→ What is asked
Find the lines that hold the word "this" and return them.

── Raw data

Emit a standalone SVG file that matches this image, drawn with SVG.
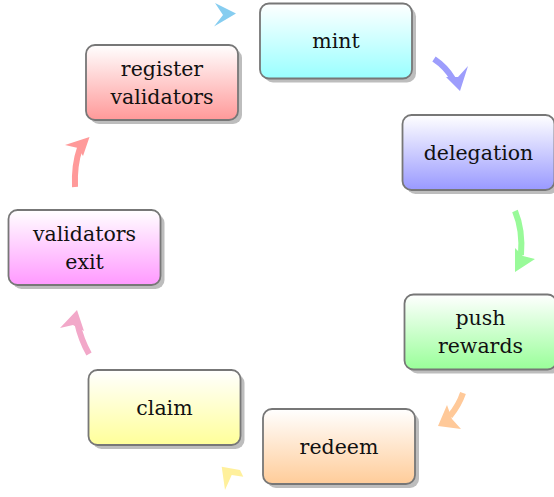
<svg xmlns="http://www.w3.org/2000/svg" width="554" height="497" viewBox="0 0 554 497">
<defs>
<linearGradient id="gMint" x1="0" y1="0" x2="0" y2="1"><stop offset="0" stop-color="#ffffff"/><stop offset="1" stop-color="#99ffff"/></linearGradient>
<linearGradient id="gDel" x1="0" y1="0" x2="0" y2="1"><stop offset="0" stop-color="#ffffff"/><stop offset="1" stop-color="#9999ff"/></linearGradient>
<linearGradient id="gPush" x1="0" y1="0" x2="0" y2="1"><stop offset="0" stop-color="#ffffff"/><stop offset="1" stop-color="#99ff99"/></linearGradient>
<linearGradient id="gRed" x1="0" y1="0" x2="0" y2="1"><stop offset="0" stop-color="#ffffff"/><stop offset="1" stop-color="#ffcc99"/></linearGradient>
<linearGradient id="gClaim" x1="0" y1="0" x2="0" y2="1"><stop offset="0" stop-color="#ffffff"/><stop offset="1" stop-color="#ffff99"/></linearGradient>
<linearGradient id="gExit" x1="0" y1="0" x2="0" y2="1"><stop offset="0" stop-color="#ffffff"/><stop offset="1" stop-color="#ff99ff"/></linearGradient>
<linearGradient id="gReg" x1="0" y1="0" x2="0" y2="1"><stop offset="0" stop-color="#ffffff"/><stop offset="1" stop-color="#ff9999"/></linearGradient>
</defs>
<style>
.shadow{fill:#bdbdbd}
.box{stroke:#777777;stroke-width:1.8}
.lbl{font-family:'DejaVu Serif','Liberation Serif',serif;font-size:20.5px;fill:#111111;text-anchor:middle}
.shaft{fill:none;stroke-width:6}
</style>

<g id="connectors">
  <g id="e-reg-mint" fill="#86cdf0" stroke="none">
    <path d="M215,3 L236,13.5 L214,26.5 L223,15 Z"/>
  </g>
  <g id="e-mint-del">
    <path class="shaft" stroke="#9d9dfc" d="M434,59 Q446,67 453,79"/>
    <path fill="#9d9dfc" d="M460,91 L468,66 L458,77 L446,77 Z"/>
  </g>
  <g id="e-del-push">
    <path class="shaft" stroke="#99fa99" d="M515,211 Q523,230 521,255"/>
    <path fill="#99fa99" d="M515,272 L535,259 L523,256 L515,248 Z"/>
  </g>
  <g id="e-push-red">
    <path class="shaft" stroke="#ffc999" d="M463,393 Q459,405 450,416"/>
    <path fill="#ffc999" d="M438,426 L461,429 L452,419 L447,405 Z"/>
  </g>
  <g id="e-red-claim" fill="#fff09c" stroke="none">
    <path d="M221.7,466.7 L240,470 L243.3,476.7 L231.7,475 L225,490 Z"/>
  </g>
  <g id="e-claim-exit">
    <path class="shaft" stroke="#f2a8c9" d="M89,354 Q81,340 77,322"/>
    <path fill="#f2a8c9" d="M77,310 L60,328 L73,325 L84,331 Z"/>
  </g>
  <g id="e-exit-reg">
    <path class="shaft" stroke="#ff9a9a" d="M75,187 Q74,165 80,148"/>
    <path fill="#ff9a9a" d="M89.5,137 L65,145 L78,148 L83,156 Z"/>
  </g>
</g>

<g id="mint">
  <rect class="shadow" x="264" y="7.5" width="152" height="75" rx="9"/>
  <rect class="box" fill="url(#gMint)" x="260" y="3.5" width="152" height="75" rx="9"/>
  <text class="lbl" x="336" y="48">mint</text>
</g>
<g id="delegation">
  <rect class="shadow" x="406.5" y="119" width="152" height="75" rx="9"/>
  <rect class="box" fill="url(#gDel)" x="402.5" y="115" width="152" height="75" rx="9"/>
  <text class="lbl" x="478.5" y="159.5">delegation</text>
</g>
<g id="push-rewards">
  <rect class="shadow" x="408.5" y="298.5" width="152" height="75" rx="9"/>
  <rect class="box" fill="url(#gPush)" x="404.5" y="294.5" width="152" height="75" rx="9"/>
  <text class="lbl" x="480.5" y="325">push</text>
  <text class="lbl" x="480.5" y="353">rewards</text>
</g>
<g id="redeem">
  <rect class="shadow" x="267" y="413" width="152" height="75" rx="9"/>
  <rect class="box" fill="url(#gRed)" x="263" y="409" width="152" height="75" rx="9"/>
  <text class="lbl" x="339" y="453.5">redeem</text>
</g>
<g id="claim">
  <rect class="shadow" x="92.5" y="374" width="152" height="75" rx="9"/>
  <rect class="box" fill="url(#gClaim)" x="88.5" y="370" width="152" height="75" rx="9"/>
  <text class="lbl" x="164.5" y="414.5">claim</text>
</g>
<g id="validators-exit">
  <rect class="shadow" x="12.5" y="214" width="152" height="75" rx="9"/>
  <rect class="box" fill="url(#gExit)" x="8.5" y="210" width="152" height="75" rx="9"/>
  <text class="lbl" x="84.5" y="240.5">validators</text>
  <text class="lbl" x="84.5" y="268.5">exit</text>
</g>
<g id="register-validators">
  <rect class="shadow" x="90" y="49" width="152" height="75" rx="9"/>
  <rect class="box" fill="url(#gReg)" x="86" y="45" width="152" height="75" rx="9"/>
  <text class="lbl" x="162" y="75.5">register</text>
  <text class="lbl" x="162" y="103.5">validators</text>
</g>
</svg>
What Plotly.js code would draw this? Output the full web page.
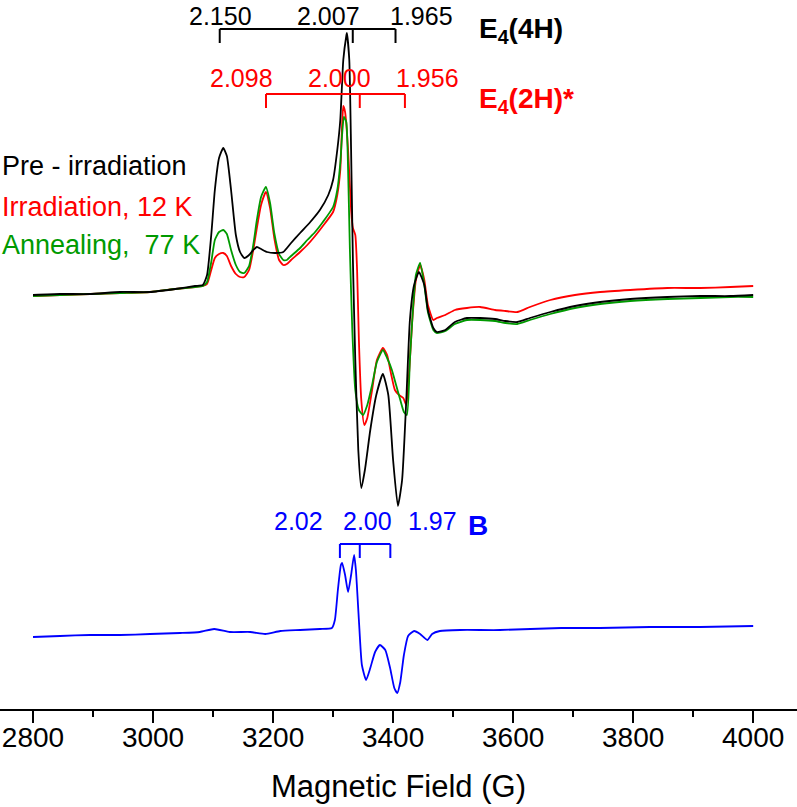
<!DOCTYPE html>
<html>
<head>
<meta charset="utf-8">
<script src="https://cdn.plot.ly/plotly-3.0.1.min.js"></script>
<style>
  body { margin: 0; background: #fff; }
  #graph { width: 797px; height: 807px; }
</style>
</head>
<body>
<div id="graph"></div>
<script>
// Spectres RPE (unites arbitraires), champ en gauss
var fieldPre = [2800, 2845, 2895, 2945, 2995, 3037, 3070, 3083, 3090, 3097, 3103, 3110, 3117, 3123, 3130, 3138, 3145, 3152, 3160, 3167, 3173, 3180, 3190, 3203, 3217, 3230, 3245, 3262, 3278, 3292, 3300, 3307, 3312, 3317, 3322, 3323, 3327, 3330, 3333, 3337, 3342, 3347, 3353, 3362, 3372, 3383, 3392, 3400, 3408, 3415, 3422, 3428, 3435, 3443, 3452, 3458, 3467, 3473, 3487, 3503, 3523, 3545, 3570, 3587, 3607, 3628, 3662, 3703, 3745, 3795, 3857, 3912, 3962, 4000];
var pre = [5, 6, 6, 8, 8, 11, 14, 15, 25, 65, 110, 142, 152, 144, 110, 65, 48, 42, 45, 50, 53, 51, 48, 47, 48, 57, 67, 78, 90, 105, 120, 150, 180, 240, 264, 267, 240, 150, 40, -60, -150, -188, -170, -130, -95, -74, -95, -160, -206, -180, -100, -20, 15, 28, 15, -10, -28, -32, -30, -22, -18, -18, -19, -21, -22, -18, -12, -6, -2, 1, 3, 4, 4, 5];

var fieldIrr = [2800, 2845, 2895, 2945, 2995, 3037, 3070, 3083, 3090, 3097, 3103, 3110, 3117, 3123, 3130, 3138, 3145, 3152, 3160, 3167, 3173, 3180, 3188, 3195, 3202, 3210, 3217, 3223, 3230, 3245, 3257, 3270, 3283, 3300, 3307, 3312, 3315, 3317, 3320, 3325, 3330, 3333, 3337, 3340, 3343, 3347, 3352, 3357, 3365, 3373, 3383, 3390, 3397, 3403, 3410, 3417, 3422, 3427, 3432, 3438, 3445, 3452, 3458, 3467, 3473, 3487, 3503, 3523, 3545, 3570, 3587, 3607, 3628, 3662, 3703, 3745, 3795, 3857, 3912, 3962, 4000];
var irr = [4, 5, 6, 7, 8, 11, 13, 14, 16, 30, 42, 46, 47, 44, 34, 26, 23, 23, 30, 50, 72, 95, 108, 92, 62, 40, 35, 36, 40, 48, 55, 64, 74, 88, 105, 130, 175, 194, 188, 150, 90, 72, 65, 30, -40, -100, -125, -118, -90, -60, -48, -55, -75, -90, -95, -98, -105, -70, -20, 20, 35, 20, -5, -20, -18, -15, -10, -8, -7, -10, -11, -12, -7, 0, 5, 8, 10, 12, 12, 13, 14];

var fieldAnn = [2800, 2845, 2895, 2945, 2995, 3037, 3070, 3083, 3090, 3097, 3103, 3110, 3117, 3123, 3130, 3138, 3145, 3152, 3160, 3167, 3173, 3180, 3188, 3195, 3202, 3210, 3217, 3223, 3230, 3245, 3257, 3270, 3283, 3300, 3307, 3312, 3315, 3318, 3322, 3325, 3328, 3332, 3337, 3343, 3350, 3357, 3365, 3373, 3383, 3390, 3398, 3405, 3412, 3418, 3423, 3428, 3433, 3438, 3445, 3452, 3458, 3467, 3473, 3487, 3503, 3523, 3545, 3570, 3587, 3607, 3628, 3662, 3703, 3745, 3795, 3857, 3912, 3962, 4000];
var ann = [4, 5, 6, 7, 8, 11, 13, 14, 18, 38, 60, 68, 70, 66, 50, 35, 28, 27, 34, 55, 80, 103, 113, 97, 67, 46, 40, 40, 44, 52, 60, 68, 78, 93, 110, 137, 165, 183, 178, 130, 50, -30, -90, -110, -115, -105, -85, -62, -50, -58, -70, -85, -100, -112, -115, -60, -10, 25, 37, 15, -12, -30, -33, -31, -24, -20, -20, -21, -23, -24, -20, -14, -8, -4, -1, 1, 2, 3, 3];

var fieldB = [2800, 2845, 2895, 2945, 2995, 3045, 3078, 3102, 3128, 3162, 3187, 3212, 3245, 3278, 3298, 3303, 3308, 3313, 3315, 3320, 3325, 3330, 3335, 3338, 3343, 3348, 3355, 3362, 3370, 3378, 3387, 3395, 3402, 3407, 3412, 3418, 3425, 3435, 3445, 3457, 3465, 3478, 3512, 3578, 3680, 3745, 3828, 3912, 4000];
var specB = [-5, -4, -3, -3, -2, -1, 0, 3, 0, 0, -2, 1, 2, 3, 4, 12, 42, 67, 69, 57, 40, 57, 77, 62, 12, -33, -48, -36, -20, -13, -18, -36, -56, -61, -50, -23, -4, 1, -2, -8, -2, 1, 2, 2, 4, 4, 5, 5, 6];
var offsetB = -332; // decalage vertical du spectre B

// Valeurs g des reperes
var gE4H = ['2.150', '2.007', '1.965'];
var gE2H = ['2.098', '2.000', '1.956'];
var gB = ['2.02', '2.00', '1.97'];
var freqMHz = 9362; // frequence micro-onde

var legendNames = ['Pre - irradiation', 'Irradiation, 12 K', 'Annealing,  77 K'];

var fontFam = 'Liberation Sans, Arial, sans-serif';

// champ de resonance pour une valeur g
function gToField(g) {
  return 0.714477 * freqMHz / parseFloat(g);
}

// crochet : ligne horizontale + trois petits traits
function bracket(gs, y, color) {
  var f = gs.map(gToField);
  var s = [{ type: 'line', xref: 'x', yref: 'y', x0: f[0], x1: f[2], y0: y, y1: y, line: { color: color, width: 2 } }];
  for (var i = 0; i < f.length; i++) {
    s.push({ type: 'line', xref: 'x', yref: 'y', x0: f[i], x1: f[i], y0: y, y1: y - 14, line: { color: color, width: 2 } });
  }
  return s;
}

function label(text, x, y, color, size, anchor) {
  return {
    text: text, x: x, y: y, xref: 'x', yref: 'y', showarrow: false,
    xanchor: anchor || 'center', yanchor: 'middle',
    font: { family: fontFam, size: size, color: color }
  };
}

var offB = specB.map(function (v) { return v + offsetB; });

// trace lissee (spline de plotly)
function curve(x, y, name, color) {
  return { x: x, y: y, type: 'scatter', mode: 'lines', name: name, line: { color: color, width: 1.8, shape: 'spline', smoothing: 0.5 } };
}

var data = [
  curve(fieldIrr, irr, legendNames[1], '#ff0000'),
  curve(fieldAnn, ann, legendNames[2], '#009a00'),
  curve(fieldPre, pre, legendNames[0], '#000000'),
  curve(fieldB, offB, 'B', '#0000ff')
];

var shapes = [].concat(bracket(gE4H, 271, '#000000'), bracket(gE2H, 206, '#ff0000'), bracket(gB, -244, '#0000ff'));

var annotations = [
  label(gE4H[0], 3113, 284, '#000000', 25),
  label(gE4H[1], 3293, 284, '#000000', 25),
  label(gE4H[2], 3448, 284, '#000000', 25),
  label('<b>E<sub>4</sub>(4H)</b>', 3540, 270, '#000000', 28, 'left'),
  label(gE2H[0], 3147, 222, '#ff0000', 25),
  label(gE2H[1], 3310, 222, '#ff0000', 25),
  label(gE2H[2], 3458, 222, '#ff0000', 25),
  label('<b>E<sub>4</sub>(2H)*</b>', 3540, 200, '#ff0000', 28, 'left'),
  label(gB[0], 3242, -221, '#0000ff', 25),
  label(gB[1], 3357, -221, '#0000ff', 25),
  label(gB[2], 3465, -221, '#0000ff', 25),
  label('<b>B</b>', 3542, -225, '#0000ff', 28),
  label(legendNames[0], 2745, 134, '#000000', 27, 'left'),
  label(legendNames[1], 2745, 93, '#ff0000', 27, 'left'),
  label(legendNames[2], 2745, 55, '#009a00', 27, 'left')
];

var layout = {
  width: 797,
  height: 807,
  margin: { l: 0, r: 0, t: 0, b: 98 },
  paper_bgcolor: '#ffffff',
  plot_bgcolor: '#ffffff',
  showlegend: false,
  xaxis: {
    range: [2745, 4073],
    showgrid: false,
    zeroline: false,
    showline: true,
    linecolor: '#000000',
    linewidth: 2,
    ticks: 'outside',
    ticklen: 12,
    tickwidth: 2,
    tickcolor: '#000000',
    ticklabelstandoff: -10,
    tick0: 2800,
    dtick: 200,
    minor: { ticks: 'outside', dtick: 100, ticklen: 6, tickwidth: 2, tickcolor: '#000000' },
    tickfont: { family: fontFam, size: 28, color: '#000000' },
    title: { text: 'Magnetic Field (G)', font: { family: fontFam, size: 31, color: '#000000' }, standoff: 24 }
  },
  yaxis: {
    range: [-409, 300],
    visible: false
  },
  shapes: shapes,
  annotations: annotations
};

Plotly.newPlot('graph', data, layout, { displayModeBar: false, staticPlot: true });
</script>
</body>
</html>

────

→ The result
Emit a standalone SVG file that matches this image, drawn with SVG.
What Plotly.js code would draw this? Output the full web page.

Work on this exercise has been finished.